Last Thursday, Houston’s Fourteenth Court of Appeals examined a $4,000,000 jury award for Hurricane Ike damage to an apartment complex in Galveston caused by a combination of wind and flood and reversed the large trial court judgment for the insured concluding that the insured should take nothing against the insurer.  In Lexington Insurance Company v. JAW the Point, LLC, No. 14-11-00881-CV (Tex.App. – Houston[14th Dist.] August 1, 2013), the insured owned several hundred apartment complexes, including a thirteen building complex in Galveston, TX which was damaged by a combination of wind and flood during Hurricane Ike.  Because the combined damage exceeded 50% of the appraised value of the property, a City ordinance essentially required that the property be demolished and rebuilt.  The insurer determined that $1,278,000 in damage was caused by wind and paid $817,940 after the deductible.  However, the $3.5 million in flood damage was excluded.  The insured sued seeking damages for breach of contract and asserting common law and statutory bad faith claims.

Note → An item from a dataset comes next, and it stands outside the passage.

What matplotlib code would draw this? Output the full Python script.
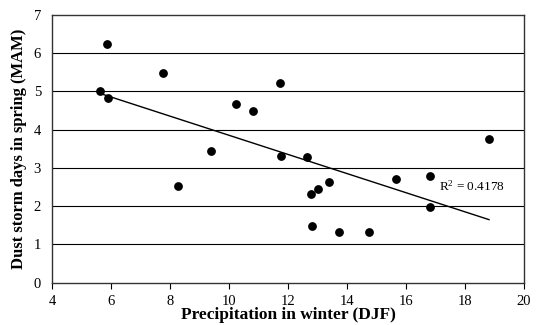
import numpy as np
import matplotlib
matplotlib.use("Agg")
import matplotlib.pyplot as plt

FONT = 'Liberation Serif'

# winter precipitation (DJF) and spring dust storm days (MAM)
precip = [5.86, 5.61, 5.88, 7.75, 10.23, 10.80, 9.40, 8.27, 11.73, 11.76, 12.64,
          12.78, 13.00, 13.38, 12.82, 13.74, 14.74, 15.66, 16.80, 16.81, 18.81]
dust_days = [6.23, 5.01, 4.83, 5.48, 4.66, 4.49, 3.44, 2.53, 5.22, 3.32, 3.27,
             2.32, 2.45, 2.62, 1.49, 1.32, 1.32, 2.71, 2.79, 1.97, 3.75]
r2_label = '0.4178'

plt.rcParams['font.family'] = [FONT, 'DejaVu Serif']
plt.rcParams['mathtext.fontset'] = 'custom'
plt.rcParams['mathtext.rm'] = FONT
plt.rcParams['mathtext.it'] = FONT + ':italic'

x = np.array(precip)
y = np.array(dust_days)
coef = np.polyfit(x, y, 1)
fit = np.poly1d(coef)
x_line = np.array([x.min(), x.max()])

fig = plt.figure(figsize=(5.37, 3.25), dpi=100)
ax = fig.add_axes([0.097, 0.130, 0.879, 0.825])

for yv in range(1, 7):
    ax.axhline(yv, color='black', linewidth=0.8, zorder=1)

ax.plot(x_line, fit(x_line), color='black', linewidth=1.0, zorder=2)
ax.scatter(x, y, s=28, color='black', zorder=3)
ax.text(17.1, 2.52, r'R$^{\mathrm{2}}$ = ' + r2_label, fontsize=9.5, va='center', ha='left')

ax.set_xlim(4, 20)
ax.set_ylim(0, 7)
ax.set_xticks(range(4, 21, 2))
ax.set_yticks(range(0, 8))
ax.tick_params(axis='x', direction='out', length=4, labelsize=10.5, pad=5)
ax.tick_params(axis='y', length=0, labelsize=10.5, pad=8)
for s in ax.spines.values():
    s.set_linewidth(1.0)
    s.set_color('#333333')

ax.set_xlabel('Precipitation in winter (DJF)', fontsize=12.5, fontweight='bold', labelpad=-1)
ax.set_ylabel('Dust storm days in spring (MAM)', fontsize=12, fontweight='bold', labelpad=5)

fig.savefig('out.png', dpi=100)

 At the trial court, a partial summary judgment was granted in favor of the insurer on the breach of contract action because the insurer had paid out its full $10 million policy limit in payment of multiple covered claims on this complex and multiple other properties.  The trial court also agreed the flood damage was excluded and granted summary judgment on those claims as well.  But, the trial court allowed claims alleging a variety of “unfair or deceptive acts or practices” under the Texas Insurance Code to go forward resulting in the large jury verdict.  This appeal followed.

On appeal, the Houston appellate court examined the “concurrent cause” provision in the policy precluding coverage for any loss caused by flood…“regardless of any other causes or event that contributes concurrently or in any sequences to the loss.”  The court also observed under Texas law the insured has the burden to present evidence to enable the jury to segregate loss or damage caused by covered causes of loss from that caused by excluded causes.  It was undisputed in this case that the City’s damage estimate that resulted in the demolition was “caused by a combination of wind and flood.”  “Nothing in the City’s letter shows that the City based its substantial damage determination on a finding that the apartment damage was caused by wind alone, which is a Covered Cause of Loss – rather than by flood or a combination of wind and flood, which are excluded Causes of Loss.”  Accordingly, the court found no breach of contract and no coverage under the ordinance endorsement and, having resolved that issue in the insurers favor, the court determined that the bad faith and statutory claims must fail as well as a matter of law.  The court reversed the trial court’s large judgment and rendered a take nothing judgment against the insured.